Avebury is recognised as a World Heritage Site and it's easy to see why. The outstanding Neolithic and Bronze Age landscape simultaneously transports you back in time while feeling like there are lots of hidden secrets yet to be discovered in the future.
Despite today's questionable forecast it was a beautifully warm and bright day which made for perfect conditions to explore the stone circles and henge.
The stone circle is the largest one in the world built over several hundred years in the Third Millennium BC. It feels a little odd as roads run through its centre in both directions, but one of the roads is a lovely little High Street and village.

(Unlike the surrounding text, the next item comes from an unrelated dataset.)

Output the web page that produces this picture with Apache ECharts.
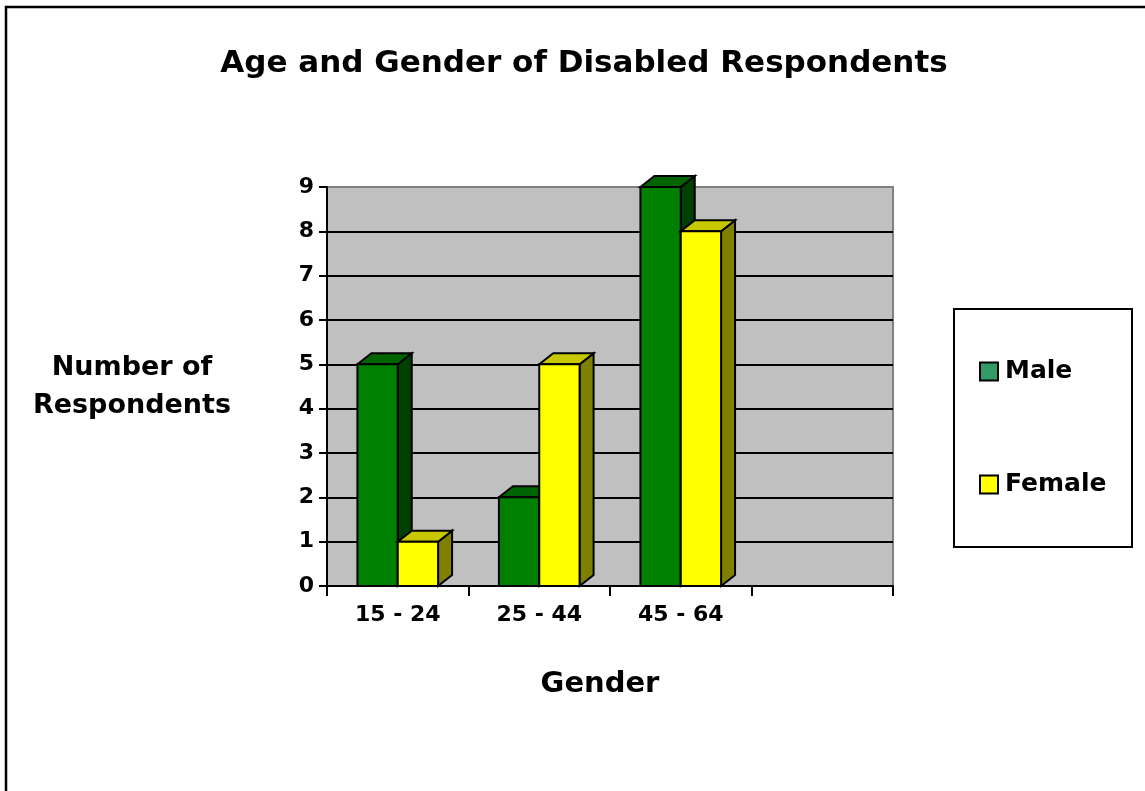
<!DOCTYPE html>
<html>
<head>
<meta charset="utf-8">
<script src="https://cdn.jsdelivr.net/npm/echarts@6/dist/echarts.min.js"></script>
<style>
  html, body { margin: 0; padding: 0; background: #fff; }
  #chart { width: 1145px; height: 791px; }
</style>
</head>
<body>
<div id="chart"></div>
<script>
// data
const categories = ["15 - 24", "25 - 44", "45 - 64", ""];
const maleCounts = [5, 2, 9];
const femaleCounts = [1, 5, 8];
const yMin = 0;
const yMax = 9;
const yStep = 1;

const font = "DejaVu Sans";
const chart = echarts.init(document.getElementById("chart"));

// faces of the 3d-looking bars: front, top, side
const faces = [
  { front: "#008000", top: "#006400", side: "#004000" },
  { front: "#FFFF00", top: "#C8C800", side: "#808000" },
];
const depthX = 14;
const depthY = 11;

function barRenderer(idx) {
  return function (params, api) {
    const cat = api.value(0);
    const val = api.value(1);
    const top = api.coord([cat, val]);
    const base = api.coord([cat, 0]);
    const band = api.size([1, 0])[0];
    const w = band * 0.285;
    const x0 = top[0] - w + idx * w;
    const x1 = x0 + w;
    const yt = top[1];
    const yb = base[1];
    const c = faces[idx];
    const stroke = { stroke: "#000", lineWidth: 2, lineJoin: "miter" };
    return {
      type: "group",
      children: [
        {
          type: "polygon",
          shape: { points: [[x1, yt], [x1 + depthX, yt - depthY], [x1 + depthX, yb - depthY], [x1, yb]] },
          style: Object.assign({ fill: c.side }, stroke),
        },
        {
          type: "polygon",
          shape: { points: [[x0, yt], [x0 + depthX, yt - depthY], [x1 + depthX, yt - depthY], [x1, yt]] },
          style: Object.assign({ fill: c.top }, stroke),
        },
        {
          type: "rect",
          shape: { x: x0, y: yt, width: w, height: yb - yt },
          style: Object.assign({ fill: c.front }, stroke),
        },
      ],
    };
  };
}

const gridLineColors = [];
for (let v = yMin; v <= yMax; v += yStep) {
  gridLineColors.push(v === yMax ? "#808080" : "#000");
}

const option = {
  backgroundColor: "#fff",
  animation: false,
  textStyle: { fontFamily: font, fontWeight: "bold", color: "#000" },
  title: {
    text: "Age and Gender of Disabled Respondents",
    left: 579,
    top: 43,
    textAlign: "center",
    textStyle: { fontFamily: font, fontWeight: "bold", fontSize: 31, color: "#000" },
  },
  grid: {
    left: 327,
    right: 252,
    top: 187,
    bottom: 205,
    show: true,
    backgroundColor: "#C0C0C0",
    borderColor: "#808080",
    borderWidth: 2,
  },
  legend: {
    orient: "vertical",
    left: 979,
    top: 359,
    padding: 0,
    itemGap: 88,
    itemWidth: 18,
    itemHeight: 18,
    icon: "rect",
    itemStyle: { borderColor: "#000", borderWidth: 2 },
    textStyle: { fontFamily: font, fontWeight: "bold", fontSize: 25, color: "#000", padding: [0, 0, 0, 2] },
    data: ["Male", "Female"],
  },
  xAxis: {
    type: "category",
    data: categories,
    boundaryGap: true,
    name: "Gender",
    nameLocation: "middle",
    nameGap: 84,
    nameTextStyle: { fontFamily: font, fontWeight: "bold", fontSize: 29, color: "#000", padding: [0, 20, 0, 0] },
    axisLine: { lineStyle: { color: "#000", width: 2 } },
    axisTick: { show: true, length: 10, lineStyle: { color: "#000", width: 2 } },
    axisLabel: { margin: 18, fontFamily: font, fontWeight: "bold", fontSize: 22, color: "#000" },
    splitLine: { show: false },
  },
  yAxis: {
    type: "value",
    min: yMin,
    max: yMax,
    interval: yStep,
    name: "Number of\nRespondents",
    nameLocation: "middle",
    nameRotate: 0,
    nameGap: 195,
    nameTextStyle: {
      fontFamily: font, fontWeight: "bold", fontSize: 27, color: "#000",
      align: "center", verticalAlign: "middle", lineHeight: 38,
    },
    axisLine: { show: true, lineStyle: { color: "#000", width: 2 } },
    axisTick: { show: true, length: 8, lineStyle: { color: "#000", width: 2 } },
    axisLabel: { margin: 13, fontFamily: font, fontWeight: "bold", fontSize: 22, color: "#000" },
    splitLine: { show: true, lineStyle: { color: gridLineColors, width: 2 } },
  },
  graphic: [
    // outer chart frame (runs off the right and bottom of the picture)
    {
      type: "rect",
      shape: { x: 6, y: 7, width: 1200, height: 900 },
      style: { fill: "none", stroke: "#000", lineWidth: 2.5 },
      z: 100,
    },
    // legend box
    {
      type: "rect",
      shape: { x: 954, y: 309, width: 178, height: 238 },
      style: { fill: "#fff", stroke: "#000", lineWidth: 2 },
      z: -1,
    },
  ],
  series: [
    {
      name: "Male",
      type: "custom",
      itemStyle: { color: "#339966" },
      renderItem: barRenderer(0),
      encode: { x: 0, y: 1 },
      data: maleCounts.map((v, i) => [i, v]),
    },
    {
      name: "Female",
      type: "custom",
      itemStyle: { color: "#FFFF00" },
      renderItem: barRenderer(1),
      encode: { x: 0, y: 1 },
      data: femaleCounts.map((v, i) => [i, v]),
    },
  ],
};

chart.setOption(option);
</script>
</body>
</html>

The village is home to a church, some local shops, a church and a couple of museums, manor house and lovely old cottages.
While the stone circle is one of the best known prehistoric sites in Britain, its not always widely been admired. Some of the stones were destroyed by locals during the Late Medieval and Early Modern periods, sometimes for out of fear of what they represented and what rituals might have been, or could be held - and sometimes for practical reasons to reuse the stone. There are markers in place of the destroyed stones.
Inside the large circle of stones are two smaller ones. All the stones are of different shapes and heights. Living among the stones are lots of sheep, peacefully grazing the grass all around them.
The outer layer of stones are encompassed by a henge - a circular manmade ditch and bank running along the outside.
Exactly why the stones are there remains a mystery. To me, that's what makes this place so remarkable.